TALLAHASSEE, Fla. - Gov. Ron DeSantis’ proposed congressional redistricting plan, lambasted by opponents because it likely would reduce the number of seats held by Black Democrats, quickly moved toward approval Tuesday as the Republican-dominated Legislature started a special session.
The Senate is expected to vote Wednesday to pass the plan, which would boost Republican representation in Congress for the next decade. The House is expected to follow suit Thursday.
The Republican gains could come, at least in part, at the expense of minority candidates in North and Central Florida. The Senate Reapportionment Committee voted 8-4 along party lines Tuesday to approve the bill, but Sen. Randolph Bracy, D-Ocoee, told Republicans on the committee they have allowed themselves to be bullied by DeSantis, who has threatened to back their primary opponents.
"Once you give in, it doesn’t stop. He’s going to continue this," Bracy said.
Republican committee members did not comment before the vote. Chairman Ray Rodrigues, R-Estero, declined to comment after the meeting.
The House Congressional Redistricting Subcommittee voted 15-7 early Tuesday evening to approve the governor's proposal.
Under the proposal, the number of Republican-held congressional seats would be expected to increase from the current 16 to 20, based on 2020 voting patterns. Legislative approval will set the stage for a legal fight about the map.
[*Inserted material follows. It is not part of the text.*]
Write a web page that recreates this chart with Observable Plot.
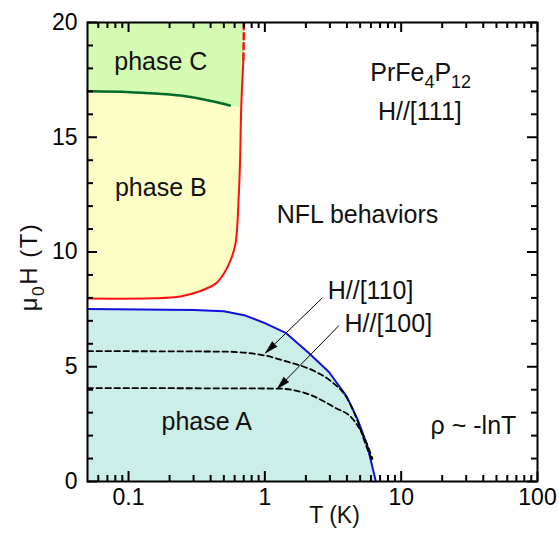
<!DOCTYPE html>
<html>
<head>
<meta charset="utf-8">
<script src="https://cdn.jsdelivr.net/npm/d3@7"></script>
<script src="https://cdn.jsdelivr.net/npm/@observablehq/plot@0.6"></script>
<style>
  body { margin: 0; background: #fff; }
  #chart svg { font-family: "Liberation Sans", Arial, Helvetica, sans-serif; }
</style>
</head>
<body>
<div id="chart"></div>
<script>
// ---- Data ----
// Phase B boundary (red), solid part
const redT = [0.05, 0.15, 0.24, 0.337, 0.434, 0.50, 0.56, 0.609, 0.644, 0.658, 0.671, 0.696];
const redH = [7.97, 7.98, 8.06, 8.30, 8.61, 9.05, 9.63, 10.36, 12.5, 14.0, 16.3, 18.4];
// Phase B boundary (red), dashed extrapolation
const redDashT = [0.696, 0.703];
const redDashH = [18.4, 20];
// Phase C lower boundary (dark green)
const greenT = [0.05, 0.103, 0.24, 0.42, 0.553];
const greenH = [17.0, 16.96, 16.82, 16.56, 16.38];
// Phase A boundary (blue), H//[111]
const blueT = [0.05, 0.3, 0.5, 0.72, 1.0, 1.42, 2.1, 2.95, 3.98, 4.78, 5.65, 6.52];
const blueH = [7.52, 7.47, 7.42, 7.23, 6.9, 6.48, 5.6, 4.77, 3.71, 2.72, 1.55, 0];
// Phase A boundary, H//[110] (dashed)
const d110T = [0.05, 0.5, 0.98, 1.46, 2.29, 3.04, 4.03, 4.78, 5.5, 6.0, 6.2];
const d110H = [5.68, 5.66, 5.5, 5.22, 4.82, 4.38, 3.6, 2.65, 1.6, 1.05, 0.85];
// Phase A boundary, H//[100] (dashed)
const d100T = [0.05, 1.23, 2.05, 3.22, 4.51, 5.34, 6.15];
const d100H = [4.07, 4.05, 3.82, 3.24, 2.66, 1.93, 1.0];
// Annotation arrows
const arrowFromT = [2.64, 3.5];
const arrowFromH = [8.0, 6.8];
const arrowToT = [1.01, 1.233];
const arrowToH = [5.6, 4.04];
// Text labels
const labelText = ["phase C", "phase B", "phase A", "NFL behaviors", "PrFe4P12", "H//[111]", "H//[110]", "H//[100]", "ρ ~ -lnT"];
const labelT = [0.1725, 0.1725, 0.3745, 4.78, 13.9, 13.7, 5.96, 8.05, 33.9];
const labelH = [18.26, 12.77, 2.60, 11.60, 17.82, 16.08, 8.32, 6.85, 2.44];
// Axis ticks
const xMajor = [0.1, 1, 10, 100];
const xMinor = [0.06, 0.07, 0.08, 0.09, 0.2, 0.3, 0.4, 0.5, 0.6, 0.7, 0.8, 0.9, 2, 3, 4, 5, 6, 7, 8, 9, 20, 30, 40, 50, 60, 70, 80, 90];
const yMajor = [0, 5, 10, 15, 20];
const yMinor = [1, 2, 3, 4, 6, 7, 8, 9, 11, 12, 13, 14, 16, 17, 18, 19];
const xDomain = [0.05, 100];
const yDomain = [0, 20];

// ---- Layout ----
const W = 559, H = 534, mL = 87, mR = 22, mT = 22, mB = 53;
const pxY = (yDomain[1] - yDomain[0]) / (H - mT - mB);
const pxX = Math.log10(xDomain[1] / xDomain[0]) / (W - mL - mR);
const fx = px => Math.pow(10, px * pxX);
const majLen = 10, minLen = 6;

// ---- Build tables ----
const pts = (T, H) => T.map((t, i) => ({T: t, H: H[i]}));
const red = pts(redT, redH);
const redDash = pts(redDashT, redDashH);
const redFull = red.concat(redDash.slice(1));
const green = pts(greenT, greenH);
const blue = pts(blueT, blueH);
const d110 = pts(d110T, d110H);
const d100 = pts(d100T, d100H);
const greenPoly = green.concat(redFull.filter(d => d.H >= 16.3), [{T: xDomain[0], H: yDomain[1]}]);
const arrows = arrowFromT.map((t, i) => {
  const dxs = Math.log10(arrowToT[i] / t) / pxX;
  const dys = (arrowFromH[i] - arrowToH[i]) / pxY;
  return {x1: t, y1: arrowFromH[i], x2: arrowToT[i], y2: arrowToH[i],
          angle: Math.atan2(dxs, -dys) * 180 / Math.PI};
});
const labels = labelText.map((s, i) => ({text: s, T: labelT[i], H: labelH[i]}));

const tickStyle = {stroke: "black", strokeWidth: 2};
const fillC = "#d5fbb3", fillB = "#fdfdc6", fillA = "#cbeee9";

const chart = Plot.plot({
  width: W, height: H,
  marginLeft: mL, marginRight: mR, marginTop: mT, marginBottom: mB,
  style: {fontFamily: '"Liberation Sans", Arial, Helvetica, sans-serif', fontSize: "23px", background: "white", color: "black"},
  x: {type: "log", domain: xDomain, ticks: xMajor, tickSize: 0, tickPadding: 7, tickFormat: d => String(d), label: null},
  y: {domain: yDomain, ticks: yMajor, tickSize: 0, tickPadding: 10, tickFormat: d => String(d), label: null},
  marks: [
    // fills
    Plot.areaX(redFull, {y: "H", x1: () => xDomain[0], x2: "T", fill: fillB, curve: "catmull-rom"}),
    Plot.line(greenPoly, {x: "T", y: "H", fill: fillC, stroke: "none", curve: "linear"}),
    Plot.areaY(blue, {x: "T", y1: () => 0, y2: "H", fill: fillA}),
    // boundaries
    Plot.line(red, {x: "T", y: "H", stroke: "#ff1010", strokeWidth: 2, curve: "catmull-rom"}),
    Plot.line(redDash, {x: "T", y: "H", stroke: "#ff1010", strokeWidth: 2.5, strokeDasharray: "6,4"}),
    Plot.line(green, {x: "T", y: "H", stroke: "#006b26", strokeWidth: 2.5, curve: "catmull-rom"}),
    Plot.line(blue, {x: "T", y: "H", stroke: "#1010e0", strokeWidth: 2}),
    Plot.line(d110, {x: "T", y: "H", stroke: "black", strokeWidth: 1.8, strokeDasharray: "5.5,3.5", curve: "monotone-x"}),
    Plot.line(d100, {x: "T", y: "H", stroke: "black", strokeWidth: 1.8, strokeDasharray: "5.5,3.5", curve: "monotone-x"}),
    // arrows: shaft + filled head
    Plot.link(arrows, {x1: "x1", y1: "y1", x2: "x2", y2: "y2", stroke: "black", strokeWidth: 1}),
    Plot.vector(arrows, {x: "x2", y: "y2", rotate: "angle", length: 13, anchor: "end", shape: "spike", r: 3.5, fill: "black", stroke: "black", strokeWidth: 0.5}),
    // labels
    Plot.text(labels, {x: "T", y: "H", text: "text", fontSize: 25, fill: "#111", textAnchor: "middle"}),
    // axis titles
    Plot.text(["T (K)"], {frameAnchor: "bottom", textAnchor: "middle", dy: 41, dx: 22, fontSize: 23, fill: "#111"}),
    Plot.text(["μ0H (T)"], {frameAnchor: "left", textAnchor: "middle", rotate: -90, dx: -58, dy: 15, fontSize: 24, fill: "#111"}),
    // inward ticks
    Plot.ruleX(xMajor, {x: d => d, y1: () => yDomain[0], y2: () => yDomain[0] + majLen * pxY, ...tickStyle}),
    Plot.ruleX(xMinor, {x: d => d, y1: () => yDomain[0], y2: () => yDomain[0] + minLen * pxY, ...tickStyle}),
    Plot.ruleX(xMajor, {x: d => d, y1: () => yDomain[1], y2: () => yDomain[1] - majLen * pxY, ...tickStyle}),
    Plot.ruleX(xMinor, {x: d => d, y1: () => yDomain[1], y2: () => yDomain[1] - minLen * pxY, ...tickStyle}),
    Plot.ruleY(yMajor, {y: d => d, x1: () => xDomain[0], x2: () => xDomain[0] * fx(majLen), ...tickStyle}),
    Plot.ruleY(yMinor, {y: d => d, x1: () => xDomain[0], x2: () => xDomain[0] * fx(minLen), ...tickStyle}),
    Plot.ruleY(yMajor, {y: d => d, x1: () => xDomain[1], x2: () => xDomain[1] / fx(majLen), ...tickStyle}),
    Plot.ruleY(yMinor, {y: d => d, x1: () => xDomain[1], x2: () => xDomain[1] / fx(minLen), ...tickStyle}),
    Plot.frame({stroke: "black", strokeWidth: 2})
  ]
});

// subscripts
function subscript(textEl, parts, size) {
  textEl.textContent = "";
  const shift = size * 0.3;
  let low = false;
  for (const [s, sub] of parts) {
    const ts = document.createElementNS("http://www.w3.org/2000/svg", "tspan");
    ts.textContent = s;
    if (sub && !low) { ts.setAttribute("dy", shift); low = true; }
    else if (!sub && low) { ts.setAttribute("dy", -shift); low = false; }
    if (sub) ts.setAttribute("font-size", size * 0.72);
    textEl.appendChild(ts);
  }
}
chart.querySelectorAll("text").forEach(t => {
  if (t.textContent === "PrFe4P12") subscript(t, [["PrFe", false], ["4", true], ["P", false], ["12", true]], 25);
  else if (t.textContent === "μ0H (T)") {
    subscript(t, [["μ", false], ["0", true], ["H (T)", false]], 24);
    t.setAttribute("letter-spacing", "1.5");
  }
});

document.getElementById("chart").appendChild(chart);
</script>
</body>
</html>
During an earlier meeting on the Senate floor, Sen. Gary Farmer, D-Lighthouse Point, sought to delay until Thursday a final Senate vote on redistricting. But Senate President Wilton Simpson, R-Trilby, said that wouldn’t change the final tally on the measure and other bills related to the Walt Disney Co.
"The consequence of your request would just delay this by one more day," Simpson told Farmer. "It would not change the outcome of those bills, in my opinion."
The Disney-related bills were added to the special session Tuesday, after the entertainment giant criticized a new state law that would restrict instruction in public schools about gender identity and sexual orientation. The bills, in part, could lead to dissolving the Reedy Creek Improvement District, a decades-old governing district set up for Disney and nearby properties.
DeSantis called the special session after vetoing a congressional redistricting plan passed by the Legislature last month. DeSantis contended the Legislature’s plan violated the Equal Protection Clause of the U.S. Constitution, in part because of a sprawling North Florida congressional district that has elected a Black Democrat.
DeSantis has pushed for the District 5, which now runs from Jacksonville to west of Tallahassee, to be redrawn as a more-compact district in the Jacksonville area. The seat is currently held by U.S. Rep. Al Lawson, a Black Democrat.
DeSantis also would make significant changes in Central Florida’s District 10, which has been held by U.S. Rep. Val Demings, a Black Democrat who is running for U.S. Senate.
Appearing before the Senate committee, the Rev. Robert Spooney of Mt. Zion Missionary Baptist Church in Orlando asked if it is "morally" right to eliminate two minority districts and if Republican lawmakers would stand up for the redistricting plan that DeSantis vetoed.
"You came up with a map, and now it's been vetoed and turned around," Spooney said. "Will you stand up and do the right thing or will you bow down and be bullied?"
Backers of DeSantis’ proposal called the map design "common sense."
"Redistricting to me is to equalize the populations among electoral districts after publication of the (U.S.) Census," said Brigitte Smith of Marion County. "But it seems today it’s all about race issues and color."
Alex Kelly, a deputy chief of staff for DeSantis, told the Senate committee he drafted DeSantis’s map and followed many of the lines that the Legislature initially crafted, particularly when it came to South Florida.
Using a phrase from DeSantis, Kelly said changes in North and Central Florida were done in a "race neutral" manner.
For District 5, Kelly said the current sprawling configuration, which was included in one of two vetoed maps passed by the Legislature, is a "racial gerrymander." He said an alternative design for the district from the Legislature would have violated "some manner of law."
But Democrats criticized the proposed changes in DeSantis’ plan.
"This (the redistricting plan) is not for tomorrow or next week. It doesn’t change for 10 more years, and I refuse to believe the people of color population in Duval (County) shrunk," Sen. Audrey Gibson, D-Jacksonville, said.
As for District 10, following lines initially offered by the House, Kelly said the Black community in Orange County "wasn’t sufficient enough on its own to elect a candidate of its choice."
Bracy, who has filed to run in Congressional District 10, said the proposed change in the district "clearly goes against the (federal) Voting Rights Act," as the area’s representation could shift from Demings to conservative Anthony Sabatini, a Howey-in-the-Hills Republican who is now in the state House.
The Republican majority on the committee rejected in a voice vote a proposed amendment by Sen. Darryl Rouson, D-St. Petersburg, that would have restored District 5 and 10 as minority-access seats and removed a proposed split in the Tampa Bay region.
"The intent of this amendment is to protect minority access districts from retrogression," Rouson said.